Work to be completed → Copy the records below exactly, starting at the line that contains "Rebuild this chart" and ending at the line that contains "plt.rcParams['font.family'] = ['Lato', 'DejaVu"; leave out any pictures.

(Entries with chart source code)

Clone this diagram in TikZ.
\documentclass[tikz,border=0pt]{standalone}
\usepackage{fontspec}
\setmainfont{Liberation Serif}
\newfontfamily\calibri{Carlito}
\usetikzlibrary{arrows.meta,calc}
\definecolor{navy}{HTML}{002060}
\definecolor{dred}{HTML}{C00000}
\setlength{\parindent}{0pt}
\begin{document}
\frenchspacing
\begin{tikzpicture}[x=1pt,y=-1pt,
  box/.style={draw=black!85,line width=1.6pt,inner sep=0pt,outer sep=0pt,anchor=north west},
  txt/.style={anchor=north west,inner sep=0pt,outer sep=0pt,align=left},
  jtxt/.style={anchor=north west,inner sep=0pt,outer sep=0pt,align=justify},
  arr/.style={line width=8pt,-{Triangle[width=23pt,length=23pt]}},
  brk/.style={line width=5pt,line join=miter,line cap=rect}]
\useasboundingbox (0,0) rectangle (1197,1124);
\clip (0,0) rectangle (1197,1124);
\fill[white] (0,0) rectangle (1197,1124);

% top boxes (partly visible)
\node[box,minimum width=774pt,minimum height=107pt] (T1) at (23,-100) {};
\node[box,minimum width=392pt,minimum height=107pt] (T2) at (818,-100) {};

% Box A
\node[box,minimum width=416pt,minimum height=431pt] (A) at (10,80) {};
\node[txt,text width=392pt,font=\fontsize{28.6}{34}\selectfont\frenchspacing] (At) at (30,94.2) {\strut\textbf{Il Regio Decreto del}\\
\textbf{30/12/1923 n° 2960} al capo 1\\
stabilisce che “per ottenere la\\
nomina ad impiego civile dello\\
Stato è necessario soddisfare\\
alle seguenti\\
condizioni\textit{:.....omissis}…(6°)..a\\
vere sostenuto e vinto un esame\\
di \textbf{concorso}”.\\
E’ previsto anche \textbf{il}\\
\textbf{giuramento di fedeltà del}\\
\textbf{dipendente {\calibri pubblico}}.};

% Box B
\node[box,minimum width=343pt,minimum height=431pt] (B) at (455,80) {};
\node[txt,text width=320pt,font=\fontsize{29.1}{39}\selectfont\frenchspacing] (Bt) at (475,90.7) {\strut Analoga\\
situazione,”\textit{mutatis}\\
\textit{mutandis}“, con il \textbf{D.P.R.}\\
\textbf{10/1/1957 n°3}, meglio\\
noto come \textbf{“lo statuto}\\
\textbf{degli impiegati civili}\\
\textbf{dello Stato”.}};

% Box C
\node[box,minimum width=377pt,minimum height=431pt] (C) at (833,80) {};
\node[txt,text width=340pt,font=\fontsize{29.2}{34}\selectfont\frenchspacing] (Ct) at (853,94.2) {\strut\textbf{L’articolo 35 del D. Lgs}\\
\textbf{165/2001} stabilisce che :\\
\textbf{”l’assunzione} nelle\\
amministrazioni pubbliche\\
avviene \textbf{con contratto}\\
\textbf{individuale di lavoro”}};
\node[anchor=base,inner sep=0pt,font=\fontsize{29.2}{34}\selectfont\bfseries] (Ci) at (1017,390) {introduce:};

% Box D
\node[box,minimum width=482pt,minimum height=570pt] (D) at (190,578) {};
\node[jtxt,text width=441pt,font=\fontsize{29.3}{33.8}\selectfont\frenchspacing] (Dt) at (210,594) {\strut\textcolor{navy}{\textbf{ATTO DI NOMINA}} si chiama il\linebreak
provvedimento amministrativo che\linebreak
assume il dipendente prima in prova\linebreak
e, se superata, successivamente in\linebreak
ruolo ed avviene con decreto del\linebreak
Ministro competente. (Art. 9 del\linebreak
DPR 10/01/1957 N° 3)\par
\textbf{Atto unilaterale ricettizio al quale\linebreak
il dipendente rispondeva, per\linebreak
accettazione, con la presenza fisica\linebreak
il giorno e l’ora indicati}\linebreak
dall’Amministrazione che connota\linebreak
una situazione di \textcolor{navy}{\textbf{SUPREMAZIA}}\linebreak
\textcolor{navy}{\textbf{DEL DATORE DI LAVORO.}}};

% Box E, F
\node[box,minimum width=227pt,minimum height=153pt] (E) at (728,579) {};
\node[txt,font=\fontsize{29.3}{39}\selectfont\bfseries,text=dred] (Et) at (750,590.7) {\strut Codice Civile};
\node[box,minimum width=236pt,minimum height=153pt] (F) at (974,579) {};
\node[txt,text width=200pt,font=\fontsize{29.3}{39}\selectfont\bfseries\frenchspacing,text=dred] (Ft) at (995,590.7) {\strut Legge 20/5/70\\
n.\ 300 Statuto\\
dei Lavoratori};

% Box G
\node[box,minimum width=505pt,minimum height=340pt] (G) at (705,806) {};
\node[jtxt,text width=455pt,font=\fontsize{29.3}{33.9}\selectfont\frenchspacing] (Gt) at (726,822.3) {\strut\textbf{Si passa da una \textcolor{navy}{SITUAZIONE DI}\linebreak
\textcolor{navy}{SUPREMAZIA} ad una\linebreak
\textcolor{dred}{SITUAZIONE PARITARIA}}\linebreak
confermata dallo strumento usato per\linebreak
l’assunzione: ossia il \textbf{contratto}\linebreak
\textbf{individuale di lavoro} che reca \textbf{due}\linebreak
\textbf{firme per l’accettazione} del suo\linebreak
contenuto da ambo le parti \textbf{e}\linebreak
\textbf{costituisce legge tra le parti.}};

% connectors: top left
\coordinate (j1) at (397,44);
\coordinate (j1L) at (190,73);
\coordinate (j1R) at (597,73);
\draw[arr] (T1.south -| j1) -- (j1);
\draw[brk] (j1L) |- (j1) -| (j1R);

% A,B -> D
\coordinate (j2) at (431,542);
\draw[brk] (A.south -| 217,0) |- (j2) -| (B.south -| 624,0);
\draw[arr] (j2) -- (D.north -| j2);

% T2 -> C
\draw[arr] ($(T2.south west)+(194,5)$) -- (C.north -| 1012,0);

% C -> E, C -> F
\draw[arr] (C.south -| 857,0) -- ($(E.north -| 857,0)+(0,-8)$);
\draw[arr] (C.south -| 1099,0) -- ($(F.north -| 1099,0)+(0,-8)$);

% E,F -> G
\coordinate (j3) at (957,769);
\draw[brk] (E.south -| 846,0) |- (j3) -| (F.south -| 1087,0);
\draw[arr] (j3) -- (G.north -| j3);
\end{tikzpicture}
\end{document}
==
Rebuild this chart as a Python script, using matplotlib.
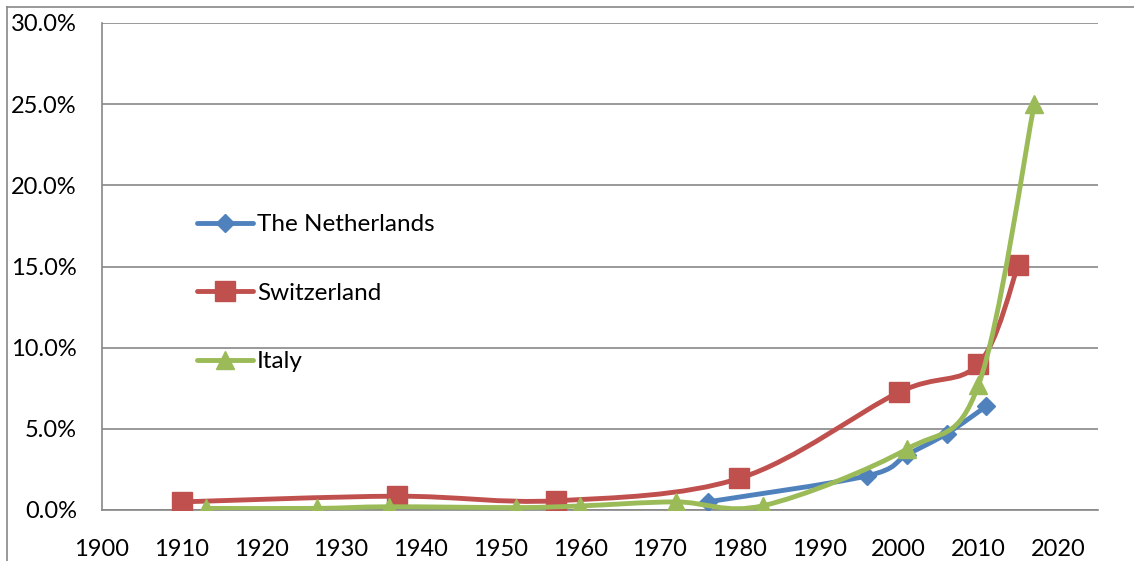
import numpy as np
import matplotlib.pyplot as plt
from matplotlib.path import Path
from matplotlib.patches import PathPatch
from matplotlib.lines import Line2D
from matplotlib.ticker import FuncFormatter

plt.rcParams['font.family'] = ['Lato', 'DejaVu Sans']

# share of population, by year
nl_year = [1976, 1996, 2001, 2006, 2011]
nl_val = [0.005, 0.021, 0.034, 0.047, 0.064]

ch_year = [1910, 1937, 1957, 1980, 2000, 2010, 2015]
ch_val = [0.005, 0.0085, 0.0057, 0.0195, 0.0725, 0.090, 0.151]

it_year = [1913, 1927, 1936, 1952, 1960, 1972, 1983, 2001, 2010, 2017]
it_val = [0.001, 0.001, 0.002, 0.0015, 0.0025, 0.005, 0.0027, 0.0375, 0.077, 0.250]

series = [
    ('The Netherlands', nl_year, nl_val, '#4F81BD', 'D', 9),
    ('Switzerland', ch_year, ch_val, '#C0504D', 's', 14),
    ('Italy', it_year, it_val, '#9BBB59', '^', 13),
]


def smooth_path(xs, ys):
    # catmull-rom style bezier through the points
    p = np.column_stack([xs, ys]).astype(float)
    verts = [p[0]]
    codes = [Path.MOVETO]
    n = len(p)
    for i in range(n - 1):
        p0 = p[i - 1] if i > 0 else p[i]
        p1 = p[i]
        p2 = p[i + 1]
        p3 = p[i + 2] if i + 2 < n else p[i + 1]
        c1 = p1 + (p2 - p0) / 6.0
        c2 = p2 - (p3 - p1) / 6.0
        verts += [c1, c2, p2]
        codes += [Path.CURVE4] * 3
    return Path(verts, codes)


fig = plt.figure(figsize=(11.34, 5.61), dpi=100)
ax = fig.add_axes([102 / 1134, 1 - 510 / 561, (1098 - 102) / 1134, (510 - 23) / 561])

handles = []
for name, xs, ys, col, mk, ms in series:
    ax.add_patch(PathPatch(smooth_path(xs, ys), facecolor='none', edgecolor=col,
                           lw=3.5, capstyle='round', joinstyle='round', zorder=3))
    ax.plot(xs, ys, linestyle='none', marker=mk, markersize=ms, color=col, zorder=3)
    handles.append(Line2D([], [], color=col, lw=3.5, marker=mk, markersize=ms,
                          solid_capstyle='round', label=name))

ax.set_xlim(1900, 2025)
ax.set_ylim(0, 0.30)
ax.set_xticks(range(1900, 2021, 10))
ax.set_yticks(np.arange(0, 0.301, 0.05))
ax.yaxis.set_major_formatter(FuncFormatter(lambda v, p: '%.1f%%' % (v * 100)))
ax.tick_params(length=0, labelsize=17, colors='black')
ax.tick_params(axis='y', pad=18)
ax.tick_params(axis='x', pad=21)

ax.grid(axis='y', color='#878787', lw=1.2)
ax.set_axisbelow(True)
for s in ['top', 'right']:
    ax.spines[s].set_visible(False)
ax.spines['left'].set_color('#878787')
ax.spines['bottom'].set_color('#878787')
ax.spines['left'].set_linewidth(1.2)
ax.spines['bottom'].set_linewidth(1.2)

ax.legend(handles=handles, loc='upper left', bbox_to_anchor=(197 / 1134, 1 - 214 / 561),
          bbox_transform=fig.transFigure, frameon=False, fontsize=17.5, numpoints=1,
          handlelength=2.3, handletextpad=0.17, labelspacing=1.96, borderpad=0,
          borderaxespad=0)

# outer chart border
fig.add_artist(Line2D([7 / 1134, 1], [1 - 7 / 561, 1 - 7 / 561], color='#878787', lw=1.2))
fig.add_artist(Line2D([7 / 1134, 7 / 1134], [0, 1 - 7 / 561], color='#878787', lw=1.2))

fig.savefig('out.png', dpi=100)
---
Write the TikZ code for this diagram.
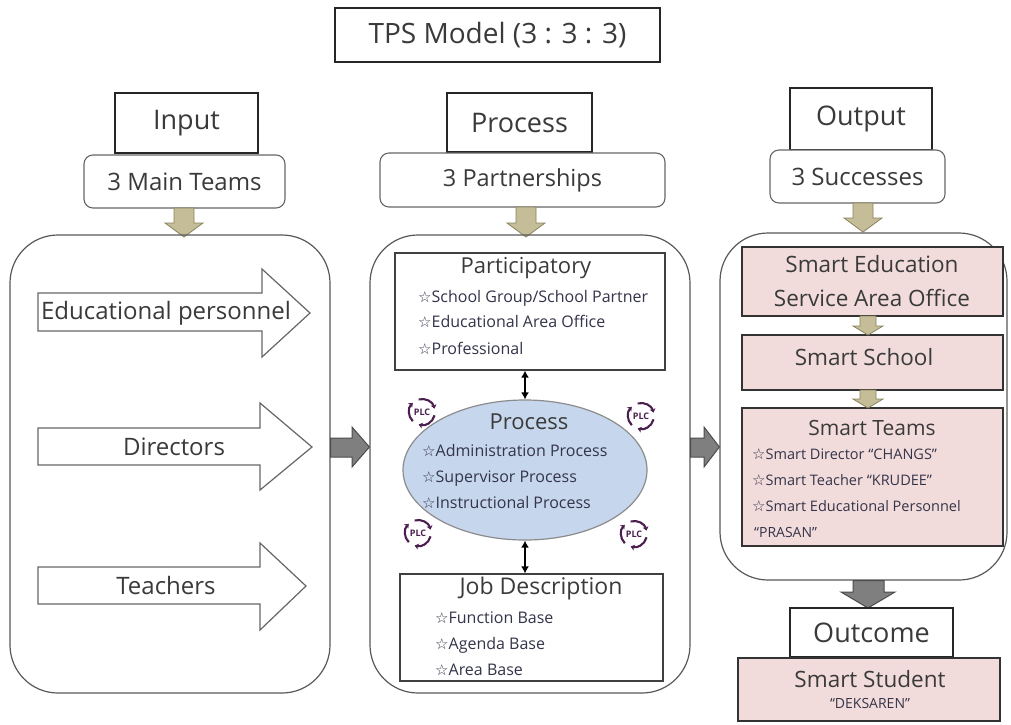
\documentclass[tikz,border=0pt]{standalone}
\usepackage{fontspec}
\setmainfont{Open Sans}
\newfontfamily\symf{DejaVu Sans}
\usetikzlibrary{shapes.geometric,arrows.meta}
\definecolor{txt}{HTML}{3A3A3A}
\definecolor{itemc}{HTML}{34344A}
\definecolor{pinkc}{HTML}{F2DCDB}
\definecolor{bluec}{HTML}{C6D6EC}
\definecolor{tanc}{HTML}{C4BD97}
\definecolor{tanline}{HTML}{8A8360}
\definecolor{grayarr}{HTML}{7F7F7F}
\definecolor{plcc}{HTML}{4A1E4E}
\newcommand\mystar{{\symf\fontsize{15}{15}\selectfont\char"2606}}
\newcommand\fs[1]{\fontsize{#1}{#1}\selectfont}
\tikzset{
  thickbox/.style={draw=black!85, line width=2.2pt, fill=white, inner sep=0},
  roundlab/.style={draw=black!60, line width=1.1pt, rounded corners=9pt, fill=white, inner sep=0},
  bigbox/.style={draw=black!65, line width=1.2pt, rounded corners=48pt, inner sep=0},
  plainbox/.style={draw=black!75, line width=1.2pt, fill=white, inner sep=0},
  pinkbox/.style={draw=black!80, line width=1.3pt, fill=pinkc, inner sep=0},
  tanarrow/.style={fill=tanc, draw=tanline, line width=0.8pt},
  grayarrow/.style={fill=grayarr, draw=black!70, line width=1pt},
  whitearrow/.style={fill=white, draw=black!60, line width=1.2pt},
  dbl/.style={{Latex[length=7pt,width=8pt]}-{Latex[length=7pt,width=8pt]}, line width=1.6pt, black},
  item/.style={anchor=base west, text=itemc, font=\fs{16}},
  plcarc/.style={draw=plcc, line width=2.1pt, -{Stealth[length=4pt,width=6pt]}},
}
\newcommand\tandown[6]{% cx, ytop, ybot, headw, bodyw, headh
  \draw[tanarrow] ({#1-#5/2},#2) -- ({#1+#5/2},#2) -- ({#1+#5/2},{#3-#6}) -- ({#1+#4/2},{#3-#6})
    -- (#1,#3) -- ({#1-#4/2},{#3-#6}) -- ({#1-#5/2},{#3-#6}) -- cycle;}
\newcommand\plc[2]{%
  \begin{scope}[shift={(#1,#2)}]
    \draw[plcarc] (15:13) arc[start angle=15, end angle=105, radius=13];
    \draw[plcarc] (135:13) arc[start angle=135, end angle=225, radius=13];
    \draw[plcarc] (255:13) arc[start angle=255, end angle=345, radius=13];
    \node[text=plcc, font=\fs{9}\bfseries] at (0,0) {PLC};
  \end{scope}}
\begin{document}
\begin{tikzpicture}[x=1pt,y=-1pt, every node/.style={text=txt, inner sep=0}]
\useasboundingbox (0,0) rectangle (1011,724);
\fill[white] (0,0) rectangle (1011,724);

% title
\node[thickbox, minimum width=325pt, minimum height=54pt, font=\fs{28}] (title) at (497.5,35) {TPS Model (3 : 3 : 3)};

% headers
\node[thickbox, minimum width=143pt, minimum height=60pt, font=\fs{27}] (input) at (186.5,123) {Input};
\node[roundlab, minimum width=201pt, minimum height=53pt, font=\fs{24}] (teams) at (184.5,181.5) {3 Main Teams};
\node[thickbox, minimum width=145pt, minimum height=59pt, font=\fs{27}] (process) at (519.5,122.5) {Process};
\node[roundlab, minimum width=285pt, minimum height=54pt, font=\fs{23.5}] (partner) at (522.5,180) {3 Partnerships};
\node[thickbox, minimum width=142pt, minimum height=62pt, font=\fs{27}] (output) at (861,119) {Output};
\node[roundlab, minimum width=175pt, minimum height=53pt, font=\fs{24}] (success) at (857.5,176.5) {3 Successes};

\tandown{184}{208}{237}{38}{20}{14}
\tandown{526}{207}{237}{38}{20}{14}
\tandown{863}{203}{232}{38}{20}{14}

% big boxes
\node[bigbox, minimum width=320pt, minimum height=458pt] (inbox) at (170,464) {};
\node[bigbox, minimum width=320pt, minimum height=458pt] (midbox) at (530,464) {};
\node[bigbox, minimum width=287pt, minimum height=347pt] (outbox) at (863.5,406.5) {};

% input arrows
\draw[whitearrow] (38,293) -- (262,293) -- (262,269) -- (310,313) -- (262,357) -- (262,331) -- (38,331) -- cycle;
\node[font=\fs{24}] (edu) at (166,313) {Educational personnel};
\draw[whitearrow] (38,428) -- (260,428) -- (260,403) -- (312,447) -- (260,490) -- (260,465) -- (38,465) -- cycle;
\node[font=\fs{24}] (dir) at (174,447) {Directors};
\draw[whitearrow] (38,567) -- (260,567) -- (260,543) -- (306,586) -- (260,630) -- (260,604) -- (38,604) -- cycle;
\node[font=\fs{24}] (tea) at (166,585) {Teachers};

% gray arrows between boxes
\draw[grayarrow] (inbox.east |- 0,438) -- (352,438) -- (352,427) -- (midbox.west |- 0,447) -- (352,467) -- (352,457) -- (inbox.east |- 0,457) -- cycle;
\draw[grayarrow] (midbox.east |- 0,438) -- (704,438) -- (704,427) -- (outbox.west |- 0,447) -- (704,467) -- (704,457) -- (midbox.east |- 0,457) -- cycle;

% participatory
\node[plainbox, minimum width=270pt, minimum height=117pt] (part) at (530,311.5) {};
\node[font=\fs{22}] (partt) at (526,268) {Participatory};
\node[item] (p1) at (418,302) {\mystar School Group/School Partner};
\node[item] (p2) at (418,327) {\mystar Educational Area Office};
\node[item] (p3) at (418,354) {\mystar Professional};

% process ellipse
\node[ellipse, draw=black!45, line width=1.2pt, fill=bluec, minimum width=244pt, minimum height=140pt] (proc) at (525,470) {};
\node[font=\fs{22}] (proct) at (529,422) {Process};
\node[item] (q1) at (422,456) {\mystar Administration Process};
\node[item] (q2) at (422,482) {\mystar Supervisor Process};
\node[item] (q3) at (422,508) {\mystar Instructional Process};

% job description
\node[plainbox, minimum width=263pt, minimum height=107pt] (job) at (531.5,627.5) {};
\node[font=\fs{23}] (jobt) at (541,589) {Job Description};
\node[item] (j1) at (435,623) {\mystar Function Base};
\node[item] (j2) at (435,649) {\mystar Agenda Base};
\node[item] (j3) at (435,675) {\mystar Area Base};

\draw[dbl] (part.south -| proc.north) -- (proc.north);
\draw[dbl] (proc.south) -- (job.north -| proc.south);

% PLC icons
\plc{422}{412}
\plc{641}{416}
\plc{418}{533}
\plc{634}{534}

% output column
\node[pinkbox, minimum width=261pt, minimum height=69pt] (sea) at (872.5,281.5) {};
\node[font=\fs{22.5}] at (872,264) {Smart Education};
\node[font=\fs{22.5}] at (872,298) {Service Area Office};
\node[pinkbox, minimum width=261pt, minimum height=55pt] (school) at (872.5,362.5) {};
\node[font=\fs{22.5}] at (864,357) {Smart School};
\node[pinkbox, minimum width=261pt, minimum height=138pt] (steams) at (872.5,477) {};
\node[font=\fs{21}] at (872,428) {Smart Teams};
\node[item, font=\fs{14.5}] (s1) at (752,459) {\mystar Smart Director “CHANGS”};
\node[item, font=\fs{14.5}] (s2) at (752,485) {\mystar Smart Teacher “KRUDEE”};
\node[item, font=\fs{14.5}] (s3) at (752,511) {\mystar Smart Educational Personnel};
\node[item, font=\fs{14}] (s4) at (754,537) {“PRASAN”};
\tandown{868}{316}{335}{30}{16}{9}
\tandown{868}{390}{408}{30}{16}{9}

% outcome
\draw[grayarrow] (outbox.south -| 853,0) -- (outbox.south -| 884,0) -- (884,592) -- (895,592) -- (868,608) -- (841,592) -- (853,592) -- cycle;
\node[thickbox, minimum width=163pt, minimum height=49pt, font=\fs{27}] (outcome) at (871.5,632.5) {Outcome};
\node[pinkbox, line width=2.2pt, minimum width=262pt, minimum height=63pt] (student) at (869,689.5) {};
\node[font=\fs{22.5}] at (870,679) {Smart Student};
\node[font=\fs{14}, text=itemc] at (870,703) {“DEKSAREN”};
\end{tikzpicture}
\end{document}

Problem solution →
Rebuild this chart as a Python script, using matplotlib.
import numpy as np
import matplotlib.pyplot as plt
from matplotlib.path import Path
from matplotlib.patches import PathPatch
from matplotlib.lines import Line2D
from matplotlib.ticker import FuncFormatter

plt.rcParams['font.family'] = ['Lato', 'DejaVu Sans']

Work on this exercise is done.